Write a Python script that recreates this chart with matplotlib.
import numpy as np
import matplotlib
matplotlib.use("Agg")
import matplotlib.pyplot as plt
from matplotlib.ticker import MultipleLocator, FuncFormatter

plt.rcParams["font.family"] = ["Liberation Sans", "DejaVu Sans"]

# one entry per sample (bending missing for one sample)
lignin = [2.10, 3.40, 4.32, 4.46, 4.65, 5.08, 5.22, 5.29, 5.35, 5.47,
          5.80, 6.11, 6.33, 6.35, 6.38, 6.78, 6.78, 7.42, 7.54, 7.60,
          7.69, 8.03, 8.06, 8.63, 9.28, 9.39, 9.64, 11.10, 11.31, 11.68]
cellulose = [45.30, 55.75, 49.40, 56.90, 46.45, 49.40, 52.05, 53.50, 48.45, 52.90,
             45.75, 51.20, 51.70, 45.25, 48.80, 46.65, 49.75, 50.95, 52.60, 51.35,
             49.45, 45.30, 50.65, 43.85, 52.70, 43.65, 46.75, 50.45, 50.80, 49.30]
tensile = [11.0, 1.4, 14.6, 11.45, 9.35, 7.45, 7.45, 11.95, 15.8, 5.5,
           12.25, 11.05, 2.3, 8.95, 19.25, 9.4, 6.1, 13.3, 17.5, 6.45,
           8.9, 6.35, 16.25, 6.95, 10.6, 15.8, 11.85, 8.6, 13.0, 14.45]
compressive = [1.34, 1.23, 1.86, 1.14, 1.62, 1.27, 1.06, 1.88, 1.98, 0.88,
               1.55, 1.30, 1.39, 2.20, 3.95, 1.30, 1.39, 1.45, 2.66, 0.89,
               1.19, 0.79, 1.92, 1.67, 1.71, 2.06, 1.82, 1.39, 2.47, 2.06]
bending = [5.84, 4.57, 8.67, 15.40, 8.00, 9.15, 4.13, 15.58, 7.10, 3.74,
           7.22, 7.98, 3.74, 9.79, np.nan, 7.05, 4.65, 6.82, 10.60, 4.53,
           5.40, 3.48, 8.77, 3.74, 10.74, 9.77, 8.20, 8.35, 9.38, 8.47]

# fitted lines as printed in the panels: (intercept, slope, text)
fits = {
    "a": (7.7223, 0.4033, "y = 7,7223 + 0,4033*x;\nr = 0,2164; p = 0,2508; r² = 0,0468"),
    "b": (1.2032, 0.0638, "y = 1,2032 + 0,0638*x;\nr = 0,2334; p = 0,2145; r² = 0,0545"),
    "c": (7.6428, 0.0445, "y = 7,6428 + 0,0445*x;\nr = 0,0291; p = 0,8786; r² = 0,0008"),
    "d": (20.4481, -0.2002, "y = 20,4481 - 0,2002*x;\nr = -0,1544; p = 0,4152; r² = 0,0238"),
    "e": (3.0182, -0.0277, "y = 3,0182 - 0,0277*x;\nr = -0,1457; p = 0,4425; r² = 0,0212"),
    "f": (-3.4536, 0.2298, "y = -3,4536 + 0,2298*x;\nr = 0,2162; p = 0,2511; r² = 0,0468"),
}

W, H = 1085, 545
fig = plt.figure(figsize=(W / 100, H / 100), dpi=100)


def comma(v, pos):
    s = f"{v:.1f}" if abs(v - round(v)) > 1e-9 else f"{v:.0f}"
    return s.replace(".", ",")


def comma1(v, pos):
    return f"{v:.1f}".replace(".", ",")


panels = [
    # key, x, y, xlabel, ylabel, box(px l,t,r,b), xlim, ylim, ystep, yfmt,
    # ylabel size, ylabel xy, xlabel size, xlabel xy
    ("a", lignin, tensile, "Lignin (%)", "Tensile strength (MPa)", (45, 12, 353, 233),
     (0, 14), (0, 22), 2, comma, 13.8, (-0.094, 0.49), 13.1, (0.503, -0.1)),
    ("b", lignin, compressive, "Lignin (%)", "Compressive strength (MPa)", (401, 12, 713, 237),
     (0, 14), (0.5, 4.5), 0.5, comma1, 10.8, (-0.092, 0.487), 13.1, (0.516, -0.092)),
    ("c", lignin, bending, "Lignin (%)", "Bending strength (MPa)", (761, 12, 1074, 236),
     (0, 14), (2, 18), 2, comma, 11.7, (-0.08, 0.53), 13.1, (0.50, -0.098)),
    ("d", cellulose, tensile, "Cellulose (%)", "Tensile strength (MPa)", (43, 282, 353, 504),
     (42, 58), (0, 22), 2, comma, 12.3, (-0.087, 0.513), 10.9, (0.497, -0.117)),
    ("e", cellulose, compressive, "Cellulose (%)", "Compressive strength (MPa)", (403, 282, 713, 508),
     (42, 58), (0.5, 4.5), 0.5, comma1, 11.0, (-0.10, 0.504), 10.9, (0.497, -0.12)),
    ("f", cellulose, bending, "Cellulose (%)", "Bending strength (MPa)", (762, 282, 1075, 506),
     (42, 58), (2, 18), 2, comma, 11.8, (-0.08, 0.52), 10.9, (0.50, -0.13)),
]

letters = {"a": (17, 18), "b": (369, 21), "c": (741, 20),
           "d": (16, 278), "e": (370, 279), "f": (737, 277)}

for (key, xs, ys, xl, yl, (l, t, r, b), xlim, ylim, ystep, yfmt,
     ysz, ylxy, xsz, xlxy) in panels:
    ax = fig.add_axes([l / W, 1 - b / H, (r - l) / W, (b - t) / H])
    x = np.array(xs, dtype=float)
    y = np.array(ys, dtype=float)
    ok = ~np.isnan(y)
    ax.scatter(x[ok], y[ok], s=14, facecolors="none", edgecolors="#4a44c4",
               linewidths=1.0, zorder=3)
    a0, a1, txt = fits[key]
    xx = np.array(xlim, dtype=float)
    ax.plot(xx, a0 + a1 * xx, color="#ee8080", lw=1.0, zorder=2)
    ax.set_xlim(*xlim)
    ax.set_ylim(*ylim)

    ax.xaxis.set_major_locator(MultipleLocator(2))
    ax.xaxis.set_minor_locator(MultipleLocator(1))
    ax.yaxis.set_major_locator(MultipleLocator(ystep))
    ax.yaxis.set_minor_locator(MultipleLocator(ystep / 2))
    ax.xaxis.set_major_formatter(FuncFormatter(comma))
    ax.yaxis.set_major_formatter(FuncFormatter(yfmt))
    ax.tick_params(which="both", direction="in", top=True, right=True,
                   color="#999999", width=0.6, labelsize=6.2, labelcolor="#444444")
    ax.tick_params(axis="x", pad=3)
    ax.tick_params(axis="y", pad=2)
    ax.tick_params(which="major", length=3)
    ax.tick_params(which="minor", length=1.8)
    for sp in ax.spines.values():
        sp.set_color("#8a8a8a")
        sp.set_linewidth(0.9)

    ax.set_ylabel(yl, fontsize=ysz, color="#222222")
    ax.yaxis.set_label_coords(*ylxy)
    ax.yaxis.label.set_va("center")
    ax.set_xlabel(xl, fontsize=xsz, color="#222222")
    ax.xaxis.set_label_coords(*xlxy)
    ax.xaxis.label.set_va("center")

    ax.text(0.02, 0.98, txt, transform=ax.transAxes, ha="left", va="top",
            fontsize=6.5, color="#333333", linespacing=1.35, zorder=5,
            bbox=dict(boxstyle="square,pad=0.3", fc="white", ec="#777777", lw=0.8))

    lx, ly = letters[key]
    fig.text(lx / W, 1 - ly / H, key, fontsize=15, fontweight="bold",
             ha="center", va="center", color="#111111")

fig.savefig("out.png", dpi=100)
◇ ◇ ◇ ◇
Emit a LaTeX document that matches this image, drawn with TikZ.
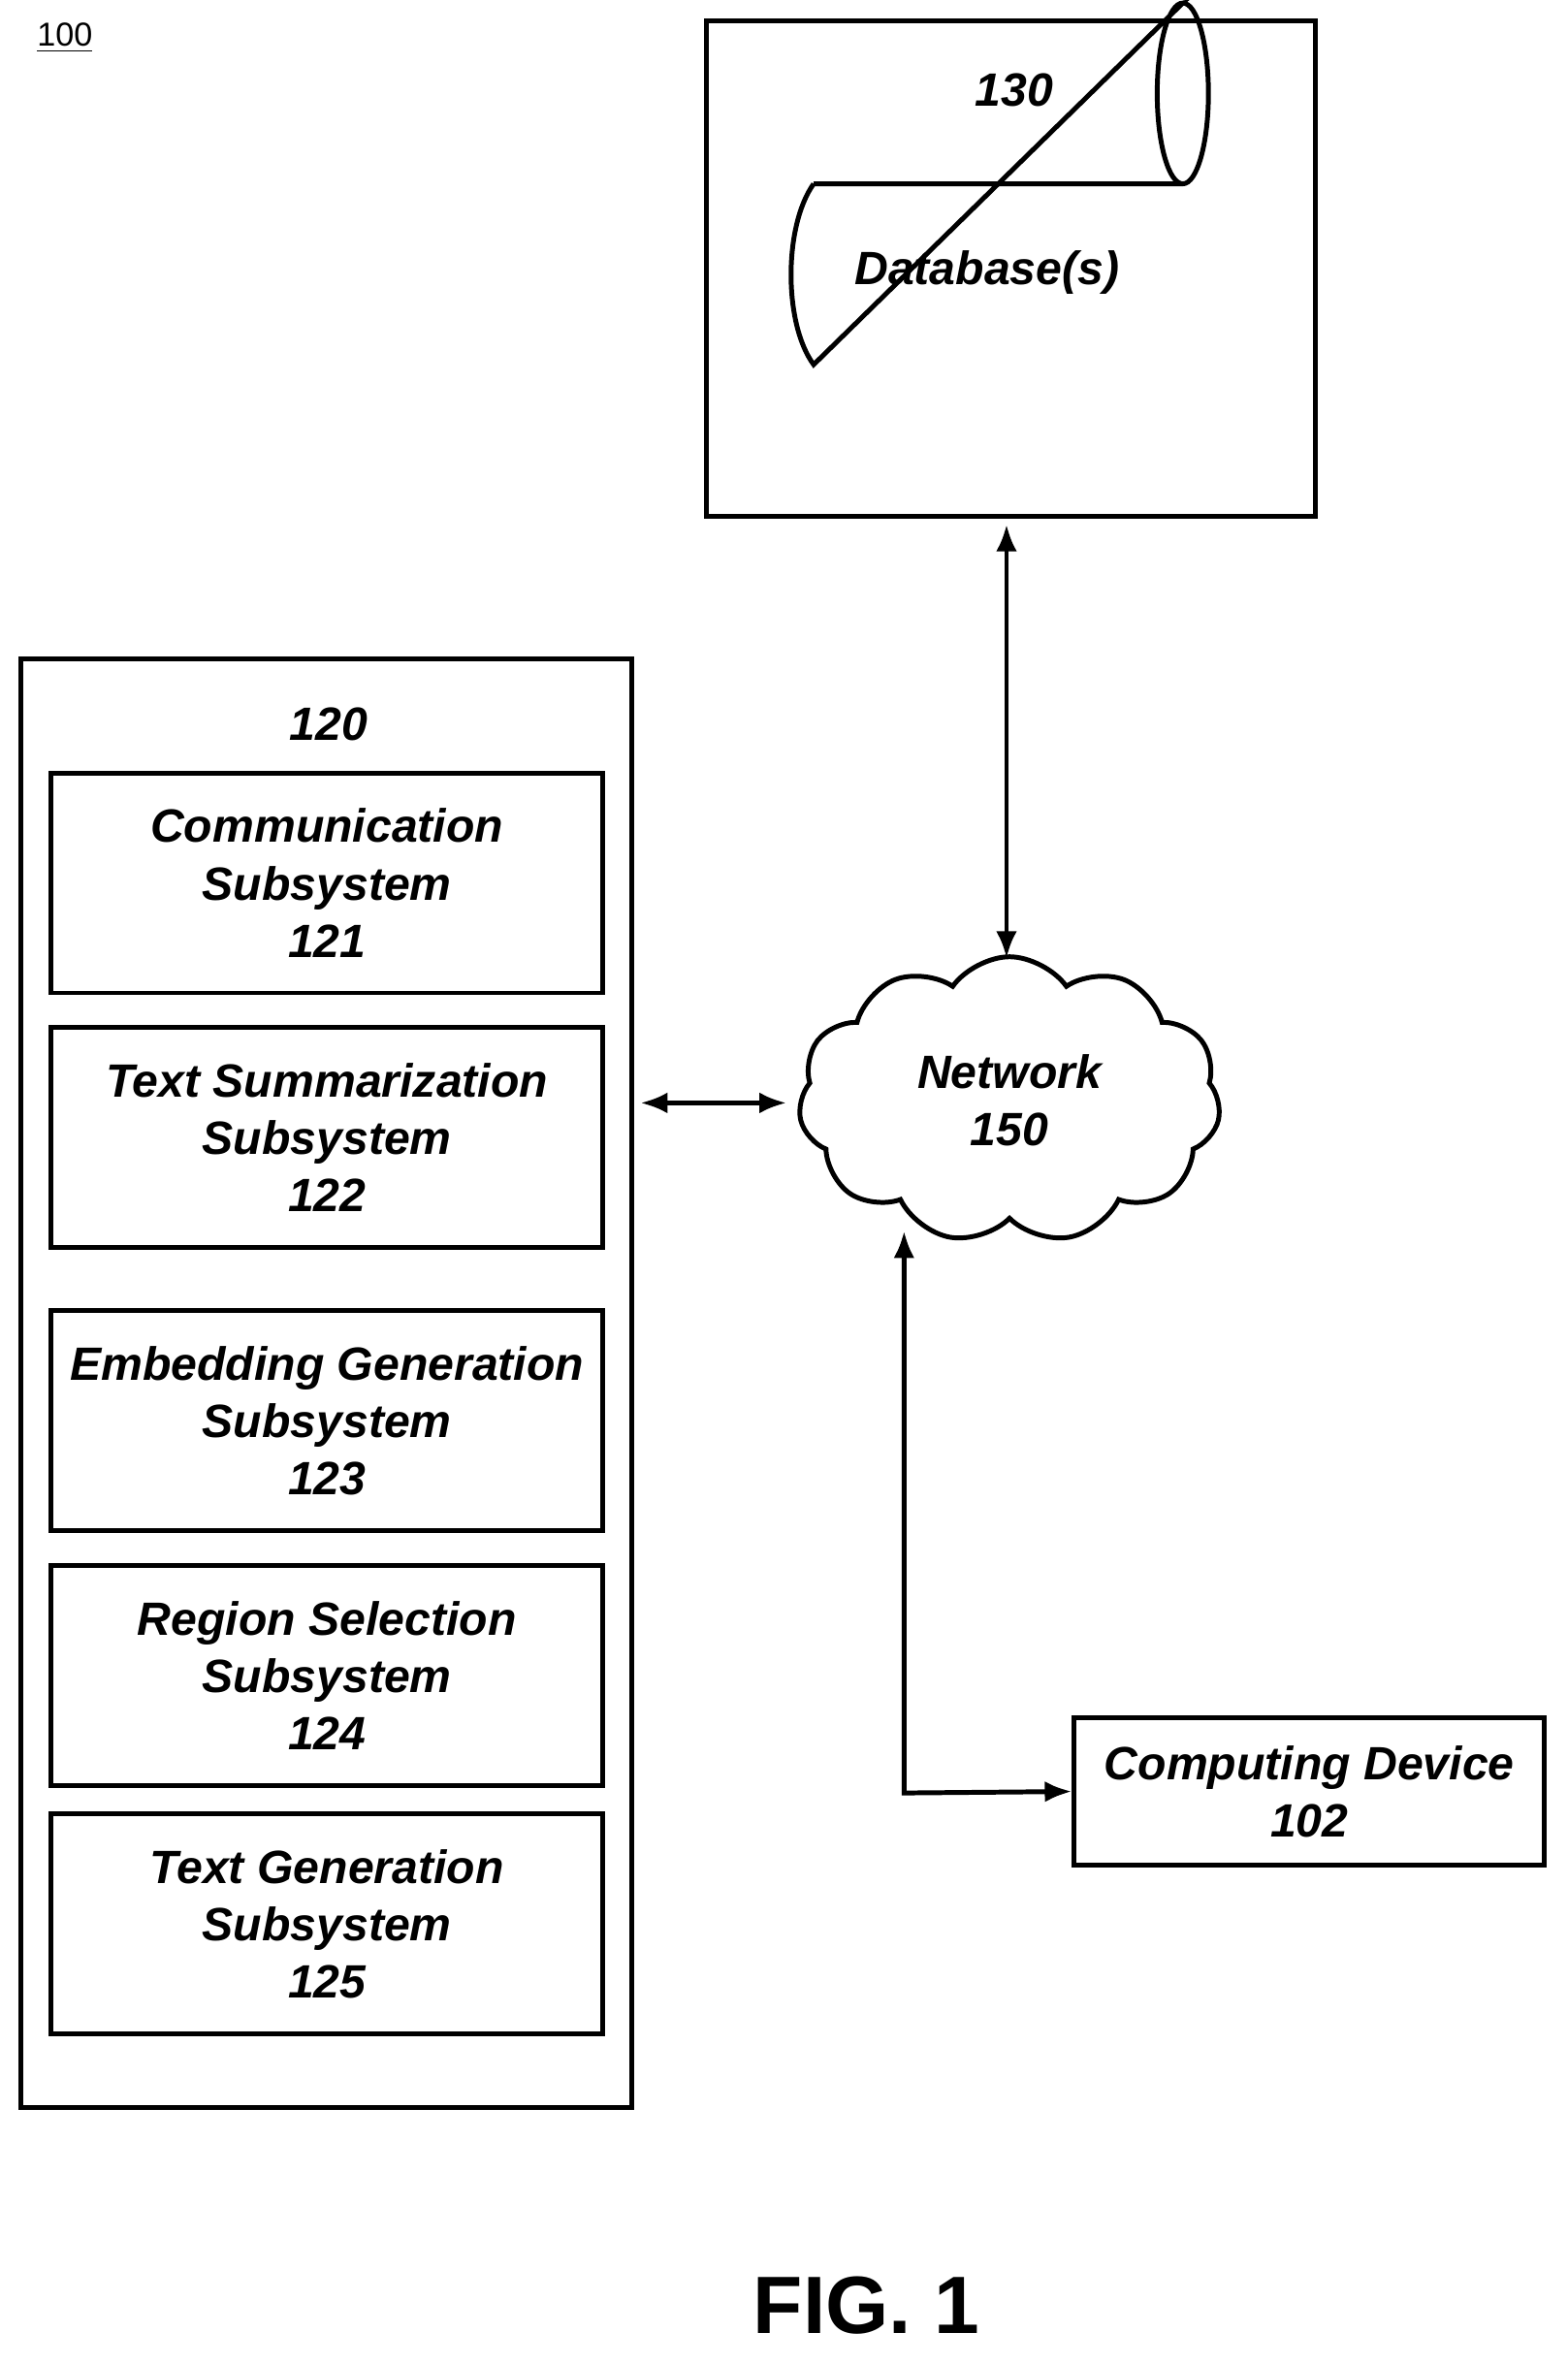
◇ ◇ ◇ ◇
Copy every line in the listing above where the string "that" turns up.

• SOLUTION FOR THIS TASK
Write a Python script that recreates this chart with matplotlib.
Emit a LaTeX document that matches this image, drawn with TikZ.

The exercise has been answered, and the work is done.